Copy out the listing that follows exactly, dropping every picture.
(begin)
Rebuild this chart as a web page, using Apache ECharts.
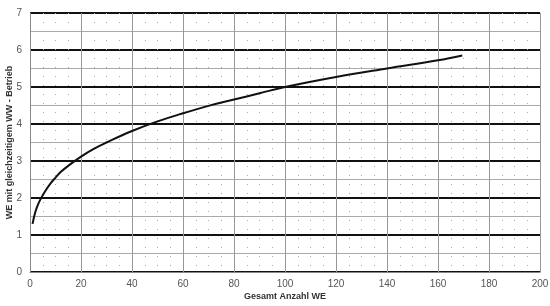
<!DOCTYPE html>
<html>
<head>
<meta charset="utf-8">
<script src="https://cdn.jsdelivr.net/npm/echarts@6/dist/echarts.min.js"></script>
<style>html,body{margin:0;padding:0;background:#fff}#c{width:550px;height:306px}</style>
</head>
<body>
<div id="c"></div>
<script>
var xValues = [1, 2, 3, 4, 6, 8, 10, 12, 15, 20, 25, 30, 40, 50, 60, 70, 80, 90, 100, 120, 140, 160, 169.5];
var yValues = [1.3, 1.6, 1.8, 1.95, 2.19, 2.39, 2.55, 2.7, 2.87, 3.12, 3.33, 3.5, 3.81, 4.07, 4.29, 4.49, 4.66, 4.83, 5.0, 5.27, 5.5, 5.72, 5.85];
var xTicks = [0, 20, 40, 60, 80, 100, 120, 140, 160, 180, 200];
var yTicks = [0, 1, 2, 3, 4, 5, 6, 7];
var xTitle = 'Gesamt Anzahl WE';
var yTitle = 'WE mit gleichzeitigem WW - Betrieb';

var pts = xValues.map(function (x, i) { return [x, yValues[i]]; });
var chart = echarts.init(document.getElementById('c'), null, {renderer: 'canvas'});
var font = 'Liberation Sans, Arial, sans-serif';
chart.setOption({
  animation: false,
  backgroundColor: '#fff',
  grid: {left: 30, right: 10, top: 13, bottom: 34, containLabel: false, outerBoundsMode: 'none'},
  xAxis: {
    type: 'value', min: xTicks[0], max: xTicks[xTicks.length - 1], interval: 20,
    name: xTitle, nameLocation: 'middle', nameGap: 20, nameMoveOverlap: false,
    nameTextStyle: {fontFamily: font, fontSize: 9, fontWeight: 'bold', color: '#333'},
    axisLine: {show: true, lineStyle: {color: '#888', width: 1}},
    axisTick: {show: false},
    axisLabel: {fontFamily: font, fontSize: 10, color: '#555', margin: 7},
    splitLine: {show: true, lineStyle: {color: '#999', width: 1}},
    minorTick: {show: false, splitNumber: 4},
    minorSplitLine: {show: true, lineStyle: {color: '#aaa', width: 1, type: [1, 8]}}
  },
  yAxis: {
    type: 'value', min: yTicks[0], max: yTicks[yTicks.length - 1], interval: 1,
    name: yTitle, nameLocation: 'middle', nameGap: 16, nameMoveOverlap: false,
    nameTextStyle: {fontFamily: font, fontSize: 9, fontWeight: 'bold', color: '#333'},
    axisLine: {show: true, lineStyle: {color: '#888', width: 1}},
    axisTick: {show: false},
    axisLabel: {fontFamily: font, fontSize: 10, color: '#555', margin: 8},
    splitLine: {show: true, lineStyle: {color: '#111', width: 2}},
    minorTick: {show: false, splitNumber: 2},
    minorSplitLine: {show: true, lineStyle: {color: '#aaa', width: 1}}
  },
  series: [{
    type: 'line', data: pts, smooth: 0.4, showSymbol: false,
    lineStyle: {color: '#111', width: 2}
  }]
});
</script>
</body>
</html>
(end)
▶ [Exercise response]
Rebuild this chart as a web page, using Apache ECharts.
<!DOCTYPE html>
<html>
<head>
<meta charset="utf-8">
<script src="https://cdn.jsdelivr.net/npm/echarts@6/dist/echarts.min.js"></script>
<style>html,body{margin:0;padding:0;background:#fff}#c{width:550px;height:306px}</style>
</head>
<body>
<div id="c"></div>
<script>
var xValues = [1, 2, 3, 4, 6, 8, 10, 12, 15, 20, 25, 30, 40, 50, 60, 70, 80, 90, 100, 120, 140, 160, 169.5];
var yValues = [1.3, 1.6, 1.8, 1.95, 2.19, 2.39, 2.55, 2.7, 2.87, 3.12, 3.33, 3.5, 3.81, 4.07, 4.29, 4.49, 4.66, 4.83, 5.0, 5.27, 5.5, 5.72, 5.85];
var xTicks = [0, 20, 40, 60, 80, 100, 120, 140, 160, 180, 200];
var yTicks = [0, 1, 2, 3, 4, 5, 6, 7];
var xTitle = 'Gesamt Anzahl WE';
var yTitle = 'WE mit gleichzeitigem WW - Betrieb';

var pts = xValues.map(function (x, i) { return [x, yValues[i]]; });
var chart = echarts.init(document.getElementById('c'), null, {renderer: 'canvas'});
var font = 'Liberation Sans, Arial, sans-serif';
chart.setOption({
  animation: false,
  backgroundColor: '#fff',
  grid: {left: 30, right: 10, top: 13, bottom: 34, containLabel: false, outerBoundsMode: 'none'},
  xAxis: {
    type: 'value', min: xTicks[0], max: xTicks[xTicks.length - 1], interval: 20,
    name: xTitle, nameLocation: 'middle', nameGap: 20, nameMoveOverlap: false,
    nameTextStyle: {fontFamily: font, fontSize: 9, fontWeight: 'bold', color: '#333'},
    axisLine: {show: true, lineStyle: {color: '#888', width: 1}},
    axisTick: {show: false},
    axisLabel: {fontFamily: font, fontSize: 10, color: '#555', margin: 7},
    splitLine: {show: true, lineStyle: {color: '#999', width: 1}},
    minorTick: {show: false, splitNumber: 4},
    minorSplitLine: {show: true, lineStyle: {color: '#aaa', width: 1, type: [1, 8]}}
  },
  yAxis: {
    type: 'value', min: yTicks[0], max: yTicks[yTicks.length - 1], interval: 1,
    name: yTitle, nameLocation: 'middle', nameGap: 16, nameMoveOverlap: false,
    nameTextStyle: {fontFamily: font, fontSize: 9, fontWeight: 'bold', color: '#333'},
    axisLine: {show: true, lineStyle: {color: '#888', width: 1}},
    axisTick: {show: false},
    axisLabel: {fontFamily: font, fontSize: 10, color: '#555', margin: 8},
    splitLine: {show: true, lineStyle: {color: '#111', width: 2}},
    minorTick: {show: false, splitNumber: 2},
    minorSplitLine: {show: true, lineStyle: {color: '#aaa', width: 1}}
  },
  series: [{
    type: 'line', data: pts, smooth: 0.4, showSymbol: false,
    lineStyle: {color: '#111', width: 2}
  }]
});
</script>
</body>
</html>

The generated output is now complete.